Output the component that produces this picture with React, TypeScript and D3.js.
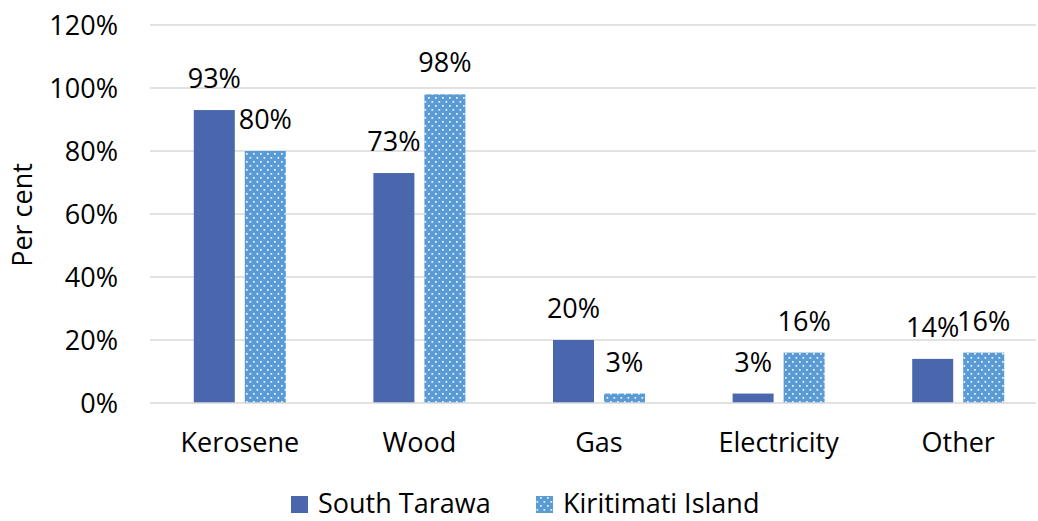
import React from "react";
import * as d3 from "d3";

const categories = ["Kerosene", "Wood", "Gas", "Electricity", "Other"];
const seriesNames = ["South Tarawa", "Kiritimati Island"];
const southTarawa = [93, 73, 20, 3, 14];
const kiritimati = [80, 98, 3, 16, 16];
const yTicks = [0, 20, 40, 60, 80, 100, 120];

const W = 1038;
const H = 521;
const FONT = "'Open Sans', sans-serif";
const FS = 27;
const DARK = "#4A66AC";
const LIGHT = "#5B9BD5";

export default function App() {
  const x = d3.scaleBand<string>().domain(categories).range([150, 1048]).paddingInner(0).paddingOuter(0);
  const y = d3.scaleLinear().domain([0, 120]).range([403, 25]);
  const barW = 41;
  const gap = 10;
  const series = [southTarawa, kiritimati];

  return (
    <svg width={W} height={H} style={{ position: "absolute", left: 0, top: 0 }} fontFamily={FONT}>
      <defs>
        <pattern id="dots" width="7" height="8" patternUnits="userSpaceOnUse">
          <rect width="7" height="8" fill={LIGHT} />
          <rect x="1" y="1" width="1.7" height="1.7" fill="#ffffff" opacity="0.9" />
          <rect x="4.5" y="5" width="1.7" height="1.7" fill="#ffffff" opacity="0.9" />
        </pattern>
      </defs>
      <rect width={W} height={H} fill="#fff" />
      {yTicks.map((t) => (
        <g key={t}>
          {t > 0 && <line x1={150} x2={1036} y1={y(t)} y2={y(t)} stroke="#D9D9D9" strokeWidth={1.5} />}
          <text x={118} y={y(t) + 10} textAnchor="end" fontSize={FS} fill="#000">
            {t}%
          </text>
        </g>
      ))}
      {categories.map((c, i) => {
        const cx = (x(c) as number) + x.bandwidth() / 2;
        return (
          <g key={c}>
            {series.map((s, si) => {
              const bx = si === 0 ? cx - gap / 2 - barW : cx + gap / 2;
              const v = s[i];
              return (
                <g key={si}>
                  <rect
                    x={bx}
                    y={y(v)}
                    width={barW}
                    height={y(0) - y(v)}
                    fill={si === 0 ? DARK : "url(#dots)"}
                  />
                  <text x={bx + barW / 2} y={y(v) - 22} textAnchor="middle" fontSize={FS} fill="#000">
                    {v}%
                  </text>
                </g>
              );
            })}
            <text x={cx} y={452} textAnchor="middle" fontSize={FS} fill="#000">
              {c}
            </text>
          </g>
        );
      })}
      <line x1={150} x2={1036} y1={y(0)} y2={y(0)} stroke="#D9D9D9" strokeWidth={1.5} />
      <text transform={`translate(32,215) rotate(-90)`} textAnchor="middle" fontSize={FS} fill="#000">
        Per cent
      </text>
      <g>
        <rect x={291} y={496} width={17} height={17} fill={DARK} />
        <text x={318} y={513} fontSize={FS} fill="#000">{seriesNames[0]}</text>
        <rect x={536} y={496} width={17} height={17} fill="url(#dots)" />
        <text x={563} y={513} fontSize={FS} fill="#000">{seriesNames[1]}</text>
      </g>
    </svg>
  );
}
##############################
→ What needs to be done
Reproduce the data word for word, excluding its pictures.

→ Full output
Output the component that produces this picture with React, TypeScript and D3.js.
import React from "react";
import * as d3 from "d3";

const categories = ["Kerosene", "Wood", "Gas", "Electricity", "Other"];
const seriesNames = ["South Tarawa", "Kiritimati Island"];
const southTarawa = [93, 73, 20, 3, 14];
const kiritimati = [80, 98, 3, 16, 16];
const yTicks = [0, 20, 40, 60, 80, 100, 120];

const W = 1038;
const H = 521;
const FONT = "'Open Sans', sans-serif";
const FS = 27;
const DARK = "#4A66AC";
const LIGHT = "#5B9BD5";

export default function App() {
  const x = d3.scaleBand<string>().domain(categories).range([150, 1048]).paddingInner(0).paddingOuter(0);
  const y = d3.scaleLinear().domain([0, 120]).range([403, 25]);
  const barW = 41;
  const gap = 10;
  const series = [southTarawa, kiritimati];

  return (
    <svg width={W} height={H} style={{ position: "absolute", left: 0, top: 0 }} fontFamily={FONT}>
      <defs>
        <pattern id="dots" width="7" height="8" patternUnits="userSpaceOnUse">
          <rect width="7" height="8" fill={LIGHT} />
          <rect x="1" y="1" width="1.7" height="1.7" fill="#ffffff" opacity="0.9" />
          <rect x="4.5" y="5" width="1.7" height="1.7" fill="#ffffff" opacity="0.9" />
        </pattern>
      </defs>
      <rect width={W} height={H} fill="#fff" />
      {yTicks.map((t) => (
        <g key={t}>
          {t > 0 && <line x1={150} x2={1036} y1={y(t)} y2={y(t)} stroke="#D9D9D9" strokeWidth={1.5} />}
          <text x={118} y={y(t) + 10} textAnchor="end" fontSize={FS} fill="#000">
            {t}%
          </text>
        </g>
      ))}
      {categories.map((c, i) => {
        const cx = (x(c) as number) + x.bandwidth() / 2;
        return (
          <g key={c}>
            {series.map((s, si) => {
              const bx = si === 0 ? cx - gap / 2 - barW : cx + gap / 2;
              const v = s[i];
              return (
                <g key={si}>
                  <rect
                    x={bx}
                    y={y(v)}
                    width={barW}
                    height={y(0) - y(v)}
                    fill={si === 0 ? DARK : "url(#dots)"}
                  />
                  <text x={bx + barW / 2} y={y(v) - 22} textAnchor="middle" fontSize={FS} fill="#000">
                    {v}%
                  </text>
                </g>
              );
            })}
            <text x={cx} y={452} textAnchor="middle" fontSize={FS} fill="#000">
              {c}
            </text>
          </g>
        );
      })}
      <line x1={150} x2={1036} y1={y(0)} y2={y(0)} stroke="#D9D9D9" strokeWidth={1.5} />
      <text transform={`translate(32,215) rotate(-90)`} textAnchor="middle" fontSize={FS} fill="#000">
        Per cent
      </text>
      <g>
        <rect x={291} y={496} width={17} height={17} fill={DARK} />
        <text x={318} y={513} fontSize={FS} fill="#000">{seriesNames[0]}</text>
        <rect x={536} y={496} width={17} height={17} fill="url(#dots)" />
        <text x={563} y={513} fontSize={FS} fill="#000">{seriesNames[1]}</text>
      </g>
    </svg>
  );
}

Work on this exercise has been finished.